The second case involves a lawsuit filed by the sons and widow of a U.S. citizen who was born in the Palestinian West Bank. The lawsuit alleges that Palestinian officials detained, tortured, and killed the man during a visit to the West Bank in 1995. The family sued several individuals, but it also named the Palestinian Authority and the Palestinian Liberation Organization as defendants.

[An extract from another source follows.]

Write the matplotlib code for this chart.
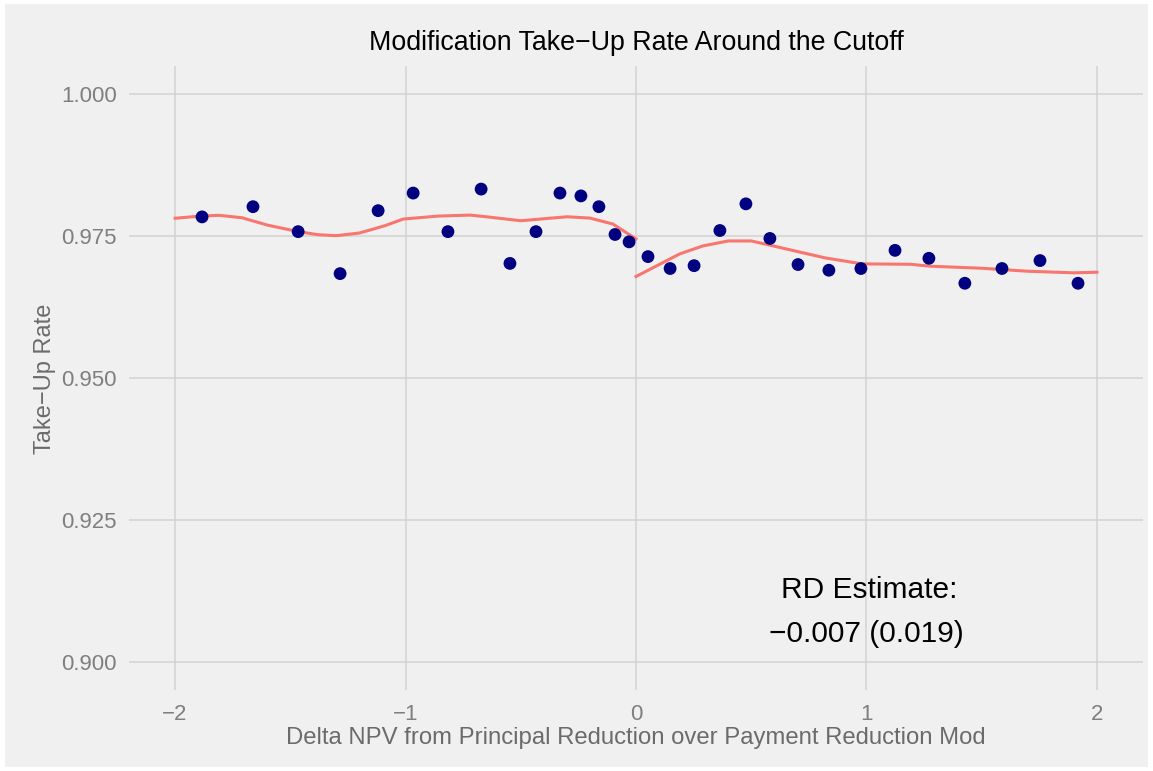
import matplotlib
matplotlib.use("Agg")
import matplotlib.pyplot as plt
from matplotlib.patches import Rectangle

plt.rcParams['font.family'] = ['Liberation Sans', 'DejaVu Sans']

# binned means around the cutoff
bin_x = [-1.883, -1.662, -1.466, -1.284, -1.119, -0.967, -0.816, -0.672, -0.547, -0.434,
         -0.330, -0.239, -0.161, -0.091, -0.030, 0.052, 0.148, 0.252, 0.364, 0.477,
         0.581, 0.703, 0.837, 0.976, 1.124, 1.271, 1.427, 1.588, 1.753, 1.918]
bin_y = [0.9784, 0.9802, 0.9758, 0.9684, 0.9795, 0.9826, 0.9758, 0.9833, 0.9702, 0.9758,
         0.9826, 0.9821, 0.9802, 0.9753, 0.9740, 0.9714, 0.9693, 0.9698, 0.9760, 0.9807,
         0.9746, 0.9700, 0.9690, 0.9693, 0.9725, 0.9711, 0.9667, 0.9693, 0.9707, 0.9667]

# smoothed fits, left and right of zero
left_x = [-2.0, -1.89, -1.81, -1.71, -1.60, -1.47, -1.38, -1.30, -1.20, -1.09,
          -1.01, -0.86, -0.72, -0.63, -0.50, -0.30, -0.20, -0.10, 0.0]
left_y = [0.97816, 0.97854, 0.97868, 0.97825, 0.97696, 0.97584, 0.97526, 0.97509, 0.97556, 0.97684,
          0.97802, 0.97854, 0.97872, 0.97833, 0.97772, 0.97842, 0.97819, 0.97714, 0.97451]
right_x = [0.0, 0.19, 0.29, 0.40, 0.50, 0.59, 0.72, 0.82, 0.98, 1.19, 1.28, 1.50, 1.70, 1.90, 2.0]
right_y = [0.96789, 0.97188, 0.97328, 0.97416, 0.97416, 0.97333, 0.97211, 0.97118, 0.97012,
           0.97005, 0.96970, 0.96935, 0.96882, 0.96854, 0.96865]

x_ticks = [-2, -1, 0, 1, 2]
x_labels = ['\u22122', '\u22121', '0', '1', '2']
y_ticks = [0.900, 0.925, 0.950, 0.975, 1.000]
y_labels = ['0.900', '0.925', '0.950', '0.975', '1.000']

bg = '#F0F0F0'
fig = plt.figure(figsize=(11.53, 7.71), dpi=100, facecolor='white')
fig.patches.append(Rectangle((5 / 1153, 4 / 771), 1143 / 1153, 763 / 771,
                             transform=fig.transFigure, facecolor=bg, edgecolor='none', zorder=-10))
ax = fig.add_axes([129 / 1153, 1 - 690 / 771, 1014 / 1153, 624 / 771])
ax.set_facecolor(bg)

ax.plot(left_x, left_y, color='#F8766D', linewidth=2.2, zorder=3)
ax.plot(right_x, right_y, color='#F8766D', linewidth=2.2, zorder=3)
ax.scatter(bin_x, bin_y, s=85, color='#000080', edgecolors='none', zorder=4)

ax.set_xlim(-2.2, 2.2)
ax.set_ylim(0.895, 1.005)
ax.set_xticks(x_ticks)
ax.set_xticklabels(x_labels)
ax.set_yticks(y_ticks)
ax.set_yticklabels(y_labels)
ax.grid(True, color='#D2D2D2', linewidth=1.1)
ax.set_axisbelow(True)
for s in ax.spines.values():
    s.set_visible(False)
ax.tick_params(length=0, labelsize=16, labelcolor='#7F7F7F')
ax.tick_params(axis='x', pad=10)
ax.tick_params(axis='y', pad=8.6)

fig.text(636 / 1153, 1 - 43 / 771, 'Modification Take\u2212Up Rate Around the Cutoff',
         fontsize=19.3, color='black', ha='center', va='center')
fig.text(636 / 1153, 1 - 738 / 771, 'Delta NPV from Principal Reduction over Payment Reduction Mod',
         fontsize=17.2, color='#6B6B6B', ha='center', va='center')
fig.text(45 / 1153, 1 - 379 / 771, 'Take\u2212Up Rate', rotation=90,
         fontsize=17, color='#6B6B6B', ha='center', va='center')

ax.text(1.01, 0.9127, 'RD Estimate:', fontsize=21.5, ha='center', va='center', color='black')
ax.text(1.0, 0.9048, '\u22120.007 (0.019)', fontsize=21.5, ha='center', va='center', color='black')

fig.savefig('out.png', dpi=100, facecolor=fig.get_facecolor())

The lawsuit was filed under the Torture Victim Protection Act (TVPA), a law passed by Congress in 1992 at a time when it was unclear what types of lawsuits might be valid under the Alien Tort Statute. The law established that U.S. citizens have the right to sue for civil damages in federal court for torture or killing that was ostensibly under the authority of law or of a foreign country. The dispute before the Supreme Court arises because the TVPA says the lawsuits may be brought against an “individual.” The U.S. Court of Appeals for the District of Columbia Circuit dismissed the lawsuit against the Palestinian organizations on the ground that “individual” means a natural person, and the Supreme Court agreed to hear the family’s appeal.
The family argues that Congress did not intend to alter a presumption in U.S. law that organizations are responsible for the actions of their members. (Disclosure: The law firm of Goldstein & Russell, P.C., whose attorneys contribute to this blog, serves as co-counsel to the petitioners.) The family argues that the term “individual” should include liability for organizations that are not sovereign states.
In this case, the United States is on the other side. The government’s friend-of-the-court brief argues that the literal meaning of what Congress intended is clear – that the term “individual” means just that, and does not refer to entities. Lawyers for the Palestinian organizations maintain the same position: the statute is clear.
Both cases in one sense present narrow questions of procedure, statutory interpretation, and jurisdiction for federal courts. But both cases will be closely watched because they fall right on the edge of increasingly important questions of how one may use the courts of the United States to enforce international law against human rights violations around the world.